-------- Supplied information --------
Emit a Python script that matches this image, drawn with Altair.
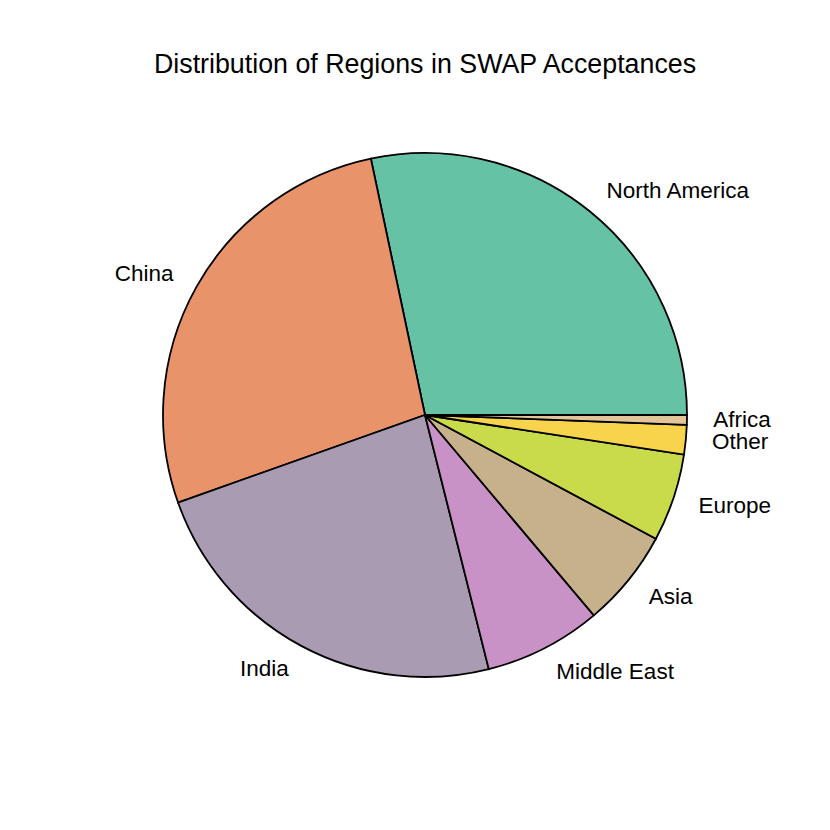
import altair as alt
import pandas as pd

regions = ["North America", "China", "India", "Middle East", "Asia", "Europe", "Other", "Africa"]
counts = [47, 45, 39, 12, 10, 9, 3, 1]
colors = ["#66C2A5", "#E9936B", "#A99BB1", "#C892C6", "#C6B18B", "#C9DB4B", "#F8D44C", "#E2C59A"]
sides = ["left", "right", "right", "left", "left", "left", "left", "left"]

df = pd.DataFrame({"region": regions, "count": counts, "order": list(range(len(regions))), "side": sides})

total = sum(counts)
CX, CY = 417, 327
R = 262

theta_scale = alt.Scale(domain=[0, total], range=[1.5707963, 1.5707963 - 6.2831853])

base = alt.Chart(df).transform_window(
    cum="sum(count)", sort=[alt.SortField("order")]
).transform_calculate(
    start="datum.cum - datum.count",
    mid="datum.cum - datum.count / 2",
)

arcs = base.mark_arc(stroke="black", strokeWidth=1.8, radius=R).encode(
    theta=alt.Theta("start:Q", scale=theta_scale, stack=None),
    theta2="cum:Q",
    color=alt.Color("region:N", scale=alt.Scale(domain=regions, range=colors), legend=None),
    x=alt.value(CX),
    y=alt.value(CY),
)

def labels(side):
    return base.transform_filter(alt.datum.side == side).mark_text(
        align=side, baseline="middle", font="Liberation Sans", fontSize=22.5, color="black",
        radius=R * 1.1,
    ).encode(
        theta=alt.Theta("mid:Q", scale=theta_scale, stack=None),
        text="region:N",
        x=alt.value(CX),
        y=alt.value(CY),
    )

chart = alt.layer(arcs, labels("left"), labels("right")).properties(
    width=814,
    height=734,
    autosize="none",
    padding={"top": 80, "left": 0, "right": 0, "bottom": 0},
    title=alt.Title(
        "Distribution of Regions in SWAP Acceptances",
        font="Liberation Sans", fontSize=26.8, fontWeight="normal", color="black",
        anchor="middle", baseline="middle", offset=23, dx=10, dy=27,
    ),
).configure_view(stroke=None)

chart.save("out.html", embed_options={"renderer": "svg", "actions": False})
--------
Description of the task: Would you return the data exactly as written, without the pictures?

Output for this exercise:
Emit a Python script that matches this image, drawn with Altair.
import altair as alt
import pandas as pd

regions = ["North America", "China", "India", "Middle East", "Asia", "Europe", "Other", "Africa"]
counts = [47, 45, 39, 12, 10, 9, 3, 1]
colors = ["#66C2A5", "#E9936B", "#A99BB1", "#C892C6", "#C6B18B", "#C9DB4B", "#F8D44C", "#E2C59A"]
sides = ["left", "right", "right", "left", "left", "left", "left", "left"]

df = pd.DataFrame({"region": regions, "count": counts, "order": list(range(len(regions))), "side": sides})

total = sum(counts)
CX, CY = 417, 327
R = 262

theta_scale = alt.Scale(domain=[0, total], range=[1.5707963, 1.5707963 - 6.2831853])

base = alt.Chart(df).transform_window(
    cum="sum(count)", sort=[alt.SortField("order")]
).transform_calculate(
    start="datum.cum - datum.count",
    mid="datum.cum - datum.count / 2",
)

arcs = base.mark_arc(stroke="black", strokeWidth=1.8, radius=R).encode(
    theta=alt.Theta("start:Q", scale=theta_scale, stack=None),
    theta2="cum:Q",
    color=alt.Color("region:N", scale=alt.Scale(domain=regions, range=colors), legend=None),
    x=alt.value(CX),
    y=alt.value(CY),
)

def labels(side):
    return base.transform_filter(alt.datum.side == side).mark_text(
        align=side, baseline="middle", font="Liberation Sans", fontSize=22.5, color="black",
        radius=R * 1.1,
    ).encode(
        theta=alt.Theta("mid:Q", scale=theta_scale, stack=None),
        text="region:N",
        x=alt.value(CX),
        y=alt.value(CY),
    )

chart = alt.layer(arcs, labels("left"), labels("right")).properties(
    width=814,
    height=734,
    autosize="none",
    padding={"top": 80, "left": 0, "right": 0, "bottom": 0},
    title=alt.Title(
        "Distribution of Regions in SWAP Acceptances",
        font="Liberation Sans", fontSize=26.8, fontWeight="normal", color="black",
        anchor="middle", baseline="middle", offset=23, dx=10, dy=27,
    ),
).configure_view(stroke=None)

chart.save("out.html", embed_options={"renderer": "svg", "actions": False})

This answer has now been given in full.